** Start of The records **
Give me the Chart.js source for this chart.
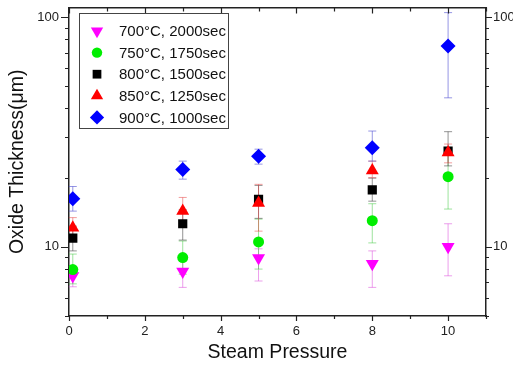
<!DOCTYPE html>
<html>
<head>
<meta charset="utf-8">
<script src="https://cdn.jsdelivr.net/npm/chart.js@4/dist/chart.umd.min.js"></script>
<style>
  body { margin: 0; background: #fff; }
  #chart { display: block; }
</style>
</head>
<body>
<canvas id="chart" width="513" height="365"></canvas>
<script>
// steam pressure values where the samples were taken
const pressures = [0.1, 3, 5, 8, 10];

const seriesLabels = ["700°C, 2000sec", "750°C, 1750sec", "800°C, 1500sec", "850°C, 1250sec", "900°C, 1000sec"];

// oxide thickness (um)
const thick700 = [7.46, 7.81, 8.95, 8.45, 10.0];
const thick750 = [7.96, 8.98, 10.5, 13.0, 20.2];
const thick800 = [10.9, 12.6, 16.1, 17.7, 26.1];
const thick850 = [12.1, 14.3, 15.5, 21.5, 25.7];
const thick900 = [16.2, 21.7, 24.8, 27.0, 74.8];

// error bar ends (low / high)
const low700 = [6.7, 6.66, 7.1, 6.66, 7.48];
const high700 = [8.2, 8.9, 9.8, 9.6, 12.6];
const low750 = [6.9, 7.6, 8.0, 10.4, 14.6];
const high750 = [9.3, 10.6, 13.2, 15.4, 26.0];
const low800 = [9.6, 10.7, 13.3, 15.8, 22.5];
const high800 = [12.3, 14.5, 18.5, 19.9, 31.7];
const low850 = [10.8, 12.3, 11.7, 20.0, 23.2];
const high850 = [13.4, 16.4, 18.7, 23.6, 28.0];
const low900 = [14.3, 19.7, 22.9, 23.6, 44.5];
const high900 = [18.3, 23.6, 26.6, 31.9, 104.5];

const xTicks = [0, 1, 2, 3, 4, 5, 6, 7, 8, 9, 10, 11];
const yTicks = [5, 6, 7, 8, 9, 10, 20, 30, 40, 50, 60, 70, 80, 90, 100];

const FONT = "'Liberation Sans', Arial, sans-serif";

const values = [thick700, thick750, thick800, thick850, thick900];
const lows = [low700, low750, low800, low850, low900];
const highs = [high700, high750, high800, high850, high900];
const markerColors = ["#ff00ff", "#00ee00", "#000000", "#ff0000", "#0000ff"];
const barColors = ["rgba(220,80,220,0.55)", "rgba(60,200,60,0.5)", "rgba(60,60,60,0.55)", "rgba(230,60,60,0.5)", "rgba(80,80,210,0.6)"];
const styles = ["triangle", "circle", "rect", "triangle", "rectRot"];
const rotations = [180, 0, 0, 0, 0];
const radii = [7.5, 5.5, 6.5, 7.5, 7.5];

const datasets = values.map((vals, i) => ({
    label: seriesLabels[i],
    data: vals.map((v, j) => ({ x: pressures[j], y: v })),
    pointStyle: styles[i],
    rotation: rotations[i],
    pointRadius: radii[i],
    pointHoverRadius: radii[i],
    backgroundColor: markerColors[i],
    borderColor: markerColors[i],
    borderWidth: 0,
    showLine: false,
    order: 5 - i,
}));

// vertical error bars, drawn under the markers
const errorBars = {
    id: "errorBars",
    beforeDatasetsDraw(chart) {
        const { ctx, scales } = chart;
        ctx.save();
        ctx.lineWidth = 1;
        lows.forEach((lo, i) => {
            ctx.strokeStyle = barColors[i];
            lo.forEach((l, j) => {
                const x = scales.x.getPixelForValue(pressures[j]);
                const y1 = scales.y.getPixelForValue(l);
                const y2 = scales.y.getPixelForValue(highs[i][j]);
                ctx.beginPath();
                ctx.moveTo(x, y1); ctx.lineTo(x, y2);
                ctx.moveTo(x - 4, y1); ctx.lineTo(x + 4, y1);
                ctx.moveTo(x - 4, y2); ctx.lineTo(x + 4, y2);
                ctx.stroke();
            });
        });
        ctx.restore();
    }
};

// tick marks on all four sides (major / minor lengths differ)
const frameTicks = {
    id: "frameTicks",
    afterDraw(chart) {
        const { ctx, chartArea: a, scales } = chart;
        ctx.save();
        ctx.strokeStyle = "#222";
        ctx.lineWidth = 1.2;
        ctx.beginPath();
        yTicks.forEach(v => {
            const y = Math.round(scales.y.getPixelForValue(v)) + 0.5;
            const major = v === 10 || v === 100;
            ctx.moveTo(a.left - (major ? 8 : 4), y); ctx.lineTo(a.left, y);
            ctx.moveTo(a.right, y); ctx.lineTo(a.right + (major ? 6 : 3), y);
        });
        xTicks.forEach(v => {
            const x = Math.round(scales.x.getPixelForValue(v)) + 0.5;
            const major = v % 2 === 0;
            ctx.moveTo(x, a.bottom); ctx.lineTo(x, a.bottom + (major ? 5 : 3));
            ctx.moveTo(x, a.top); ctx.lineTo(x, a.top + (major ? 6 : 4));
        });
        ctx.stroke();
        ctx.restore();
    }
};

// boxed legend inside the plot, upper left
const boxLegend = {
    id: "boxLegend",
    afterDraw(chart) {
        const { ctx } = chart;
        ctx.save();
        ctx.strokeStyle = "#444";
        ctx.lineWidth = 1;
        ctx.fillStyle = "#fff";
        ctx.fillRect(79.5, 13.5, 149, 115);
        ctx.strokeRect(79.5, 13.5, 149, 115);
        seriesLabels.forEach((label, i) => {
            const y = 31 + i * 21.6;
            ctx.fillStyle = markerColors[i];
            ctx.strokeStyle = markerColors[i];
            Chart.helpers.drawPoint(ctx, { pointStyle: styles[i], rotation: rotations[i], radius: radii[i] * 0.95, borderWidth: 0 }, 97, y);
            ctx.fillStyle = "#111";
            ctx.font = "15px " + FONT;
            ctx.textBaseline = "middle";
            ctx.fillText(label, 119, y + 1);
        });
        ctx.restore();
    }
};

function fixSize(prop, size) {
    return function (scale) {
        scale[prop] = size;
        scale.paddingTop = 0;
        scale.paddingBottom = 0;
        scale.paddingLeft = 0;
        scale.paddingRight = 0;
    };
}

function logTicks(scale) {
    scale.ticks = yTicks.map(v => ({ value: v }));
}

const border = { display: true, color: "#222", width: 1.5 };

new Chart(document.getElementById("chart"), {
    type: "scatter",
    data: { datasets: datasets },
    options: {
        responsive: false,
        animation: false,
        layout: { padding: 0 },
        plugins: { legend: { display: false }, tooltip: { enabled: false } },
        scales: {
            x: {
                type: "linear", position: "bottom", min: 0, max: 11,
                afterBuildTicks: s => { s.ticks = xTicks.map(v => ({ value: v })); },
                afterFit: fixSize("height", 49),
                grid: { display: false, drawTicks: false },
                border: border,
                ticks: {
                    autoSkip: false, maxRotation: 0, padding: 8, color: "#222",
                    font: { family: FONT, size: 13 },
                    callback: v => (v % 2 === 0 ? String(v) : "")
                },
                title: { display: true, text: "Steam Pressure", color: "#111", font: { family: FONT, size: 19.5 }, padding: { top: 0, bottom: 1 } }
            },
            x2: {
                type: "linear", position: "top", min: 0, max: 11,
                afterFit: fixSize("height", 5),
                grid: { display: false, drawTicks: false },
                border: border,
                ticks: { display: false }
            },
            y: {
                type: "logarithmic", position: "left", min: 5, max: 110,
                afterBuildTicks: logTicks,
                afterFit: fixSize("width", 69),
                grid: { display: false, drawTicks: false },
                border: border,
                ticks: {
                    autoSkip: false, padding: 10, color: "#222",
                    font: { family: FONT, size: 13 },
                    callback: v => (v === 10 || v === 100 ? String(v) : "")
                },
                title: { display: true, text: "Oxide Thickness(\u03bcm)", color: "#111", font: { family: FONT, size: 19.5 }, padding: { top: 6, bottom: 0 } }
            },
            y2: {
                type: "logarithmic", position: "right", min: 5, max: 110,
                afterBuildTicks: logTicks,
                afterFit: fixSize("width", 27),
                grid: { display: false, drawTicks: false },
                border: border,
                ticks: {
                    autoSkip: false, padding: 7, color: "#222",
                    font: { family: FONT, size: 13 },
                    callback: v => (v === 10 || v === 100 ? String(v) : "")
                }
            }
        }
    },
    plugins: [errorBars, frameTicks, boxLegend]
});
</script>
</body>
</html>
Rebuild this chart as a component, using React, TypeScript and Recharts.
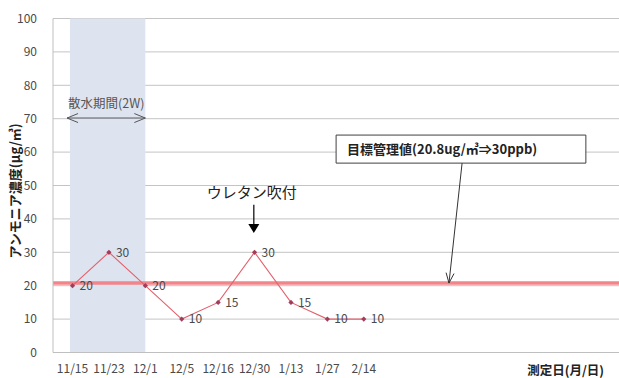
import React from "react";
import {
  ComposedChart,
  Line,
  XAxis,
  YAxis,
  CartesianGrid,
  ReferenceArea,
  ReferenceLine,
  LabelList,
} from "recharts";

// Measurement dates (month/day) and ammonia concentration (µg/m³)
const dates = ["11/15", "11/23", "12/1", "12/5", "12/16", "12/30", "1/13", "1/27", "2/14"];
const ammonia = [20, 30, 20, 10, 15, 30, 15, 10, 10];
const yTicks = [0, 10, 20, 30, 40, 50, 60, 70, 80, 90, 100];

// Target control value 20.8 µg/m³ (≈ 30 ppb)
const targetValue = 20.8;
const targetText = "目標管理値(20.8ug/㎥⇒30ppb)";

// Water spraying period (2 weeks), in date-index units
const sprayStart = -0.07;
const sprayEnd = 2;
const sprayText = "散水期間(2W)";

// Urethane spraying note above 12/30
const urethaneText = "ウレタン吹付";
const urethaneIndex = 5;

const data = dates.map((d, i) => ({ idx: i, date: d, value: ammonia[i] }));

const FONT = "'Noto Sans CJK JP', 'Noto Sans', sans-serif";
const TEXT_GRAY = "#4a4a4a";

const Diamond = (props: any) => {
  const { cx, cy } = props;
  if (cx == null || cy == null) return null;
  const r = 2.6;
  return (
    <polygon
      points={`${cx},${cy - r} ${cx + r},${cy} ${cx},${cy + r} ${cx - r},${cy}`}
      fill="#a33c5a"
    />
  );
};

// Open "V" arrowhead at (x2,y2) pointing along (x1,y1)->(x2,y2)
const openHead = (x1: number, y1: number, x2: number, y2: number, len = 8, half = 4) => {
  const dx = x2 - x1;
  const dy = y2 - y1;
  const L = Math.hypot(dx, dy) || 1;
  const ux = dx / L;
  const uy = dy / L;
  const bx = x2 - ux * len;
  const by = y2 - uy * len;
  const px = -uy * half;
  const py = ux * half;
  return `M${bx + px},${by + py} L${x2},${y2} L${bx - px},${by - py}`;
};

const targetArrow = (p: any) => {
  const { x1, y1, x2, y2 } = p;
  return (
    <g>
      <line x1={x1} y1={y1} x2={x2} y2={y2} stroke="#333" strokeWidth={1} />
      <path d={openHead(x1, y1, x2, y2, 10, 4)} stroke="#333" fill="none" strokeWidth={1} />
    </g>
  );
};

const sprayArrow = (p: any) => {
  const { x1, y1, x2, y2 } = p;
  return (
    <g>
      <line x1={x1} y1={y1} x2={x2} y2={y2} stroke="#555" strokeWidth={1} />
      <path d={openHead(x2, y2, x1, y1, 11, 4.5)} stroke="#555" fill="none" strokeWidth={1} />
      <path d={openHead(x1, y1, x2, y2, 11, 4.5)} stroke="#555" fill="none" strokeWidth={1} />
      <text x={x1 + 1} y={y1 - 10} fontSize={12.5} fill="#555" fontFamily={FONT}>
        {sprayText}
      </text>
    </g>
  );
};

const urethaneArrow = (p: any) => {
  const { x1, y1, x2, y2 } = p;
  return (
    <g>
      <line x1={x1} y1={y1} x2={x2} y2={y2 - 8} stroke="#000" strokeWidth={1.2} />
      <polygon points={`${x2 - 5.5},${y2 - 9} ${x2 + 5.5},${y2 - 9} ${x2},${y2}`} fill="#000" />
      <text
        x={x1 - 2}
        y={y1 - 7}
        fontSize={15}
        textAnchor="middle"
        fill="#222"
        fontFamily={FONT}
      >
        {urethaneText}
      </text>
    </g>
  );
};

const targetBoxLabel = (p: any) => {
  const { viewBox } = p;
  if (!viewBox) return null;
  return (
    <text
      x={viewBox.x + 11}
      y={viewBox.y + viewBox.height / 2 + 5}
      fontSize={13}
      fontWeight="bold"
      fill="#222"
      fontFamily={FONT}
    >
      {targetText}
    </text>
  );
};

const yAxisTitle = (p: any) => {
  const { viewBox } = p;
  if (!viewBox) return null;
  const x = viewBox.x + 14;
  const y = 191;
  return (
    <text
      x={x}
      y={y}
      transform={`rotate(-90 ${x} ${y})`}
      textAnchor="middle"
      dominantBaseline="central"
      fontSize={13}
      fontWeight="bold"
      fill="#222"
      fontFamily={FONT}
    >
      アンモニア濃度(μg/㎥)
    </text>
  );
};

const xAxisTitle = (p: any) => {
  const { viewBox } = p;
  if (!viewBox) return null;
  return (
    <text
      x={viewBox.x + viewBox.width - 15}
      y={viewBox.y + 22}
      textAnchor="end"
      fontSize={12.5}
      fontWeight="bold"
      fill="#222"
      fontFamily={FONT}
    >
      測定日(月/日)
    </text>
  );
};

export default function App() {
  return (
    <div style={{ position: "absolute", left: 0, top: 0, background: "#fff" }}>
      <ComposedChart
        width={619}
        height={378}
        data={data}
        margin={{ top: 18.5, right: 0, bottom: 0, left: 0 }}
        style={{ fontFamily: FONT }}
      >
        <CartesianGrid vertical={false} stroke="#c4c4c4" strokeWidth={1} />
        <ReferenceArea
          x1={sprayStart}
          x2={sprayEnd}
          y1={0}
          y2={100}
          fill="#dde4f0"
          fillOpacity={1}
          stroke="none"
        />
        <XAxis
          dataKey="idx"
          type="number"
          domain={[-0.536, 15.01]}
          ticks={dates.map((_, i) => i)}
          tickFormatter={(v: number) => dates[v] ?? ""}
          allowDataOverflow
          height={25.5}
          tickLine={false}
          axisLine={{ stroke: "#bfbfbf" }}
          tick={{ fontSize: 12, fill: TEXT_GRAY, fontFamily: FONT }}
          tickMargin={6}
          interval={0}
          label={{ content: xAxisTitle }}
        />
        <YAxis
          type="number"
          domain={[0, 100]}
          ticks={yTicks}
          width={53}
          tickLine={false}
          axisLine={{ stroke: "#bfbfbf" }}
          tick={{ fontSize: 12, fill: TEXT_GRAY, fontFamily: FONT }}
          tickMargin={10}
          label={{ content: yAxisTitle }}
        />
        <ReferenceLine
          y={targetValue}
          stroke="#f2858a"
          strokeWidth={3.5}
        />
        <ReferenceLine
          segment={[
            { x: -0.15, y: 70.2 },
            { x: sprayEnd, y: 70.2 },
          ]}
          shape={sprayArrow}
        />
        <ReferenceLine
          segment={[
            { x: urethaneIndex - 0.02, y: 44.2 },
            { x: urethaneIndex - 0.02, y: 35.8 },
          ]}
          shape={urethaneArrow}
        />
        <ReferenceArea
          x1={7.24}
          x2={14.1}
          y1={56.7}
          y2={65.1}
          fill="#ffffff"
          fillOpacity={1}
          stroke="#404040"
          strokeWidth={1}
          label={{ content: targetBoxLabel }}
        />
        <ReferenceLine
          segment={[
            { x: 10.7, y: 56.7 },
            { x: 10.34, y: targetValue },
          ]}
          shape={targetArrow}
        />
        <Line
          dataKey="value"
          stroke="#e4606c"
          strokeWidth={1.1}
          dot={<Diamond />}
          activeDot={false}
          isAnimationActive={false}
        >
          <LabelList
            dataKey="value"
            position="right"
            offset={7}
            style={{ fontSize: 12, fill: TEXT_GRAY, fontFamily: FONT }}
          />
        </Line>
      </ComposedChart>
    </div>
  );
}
** End of The records **
_Aim_
Identify the lines of the data that contain the word "this". Copy each of them.

_Reply to the task_
Give me the Chart.js source for this chart.
Rebuild this chart as a component, using React, TypeScript and Recharts.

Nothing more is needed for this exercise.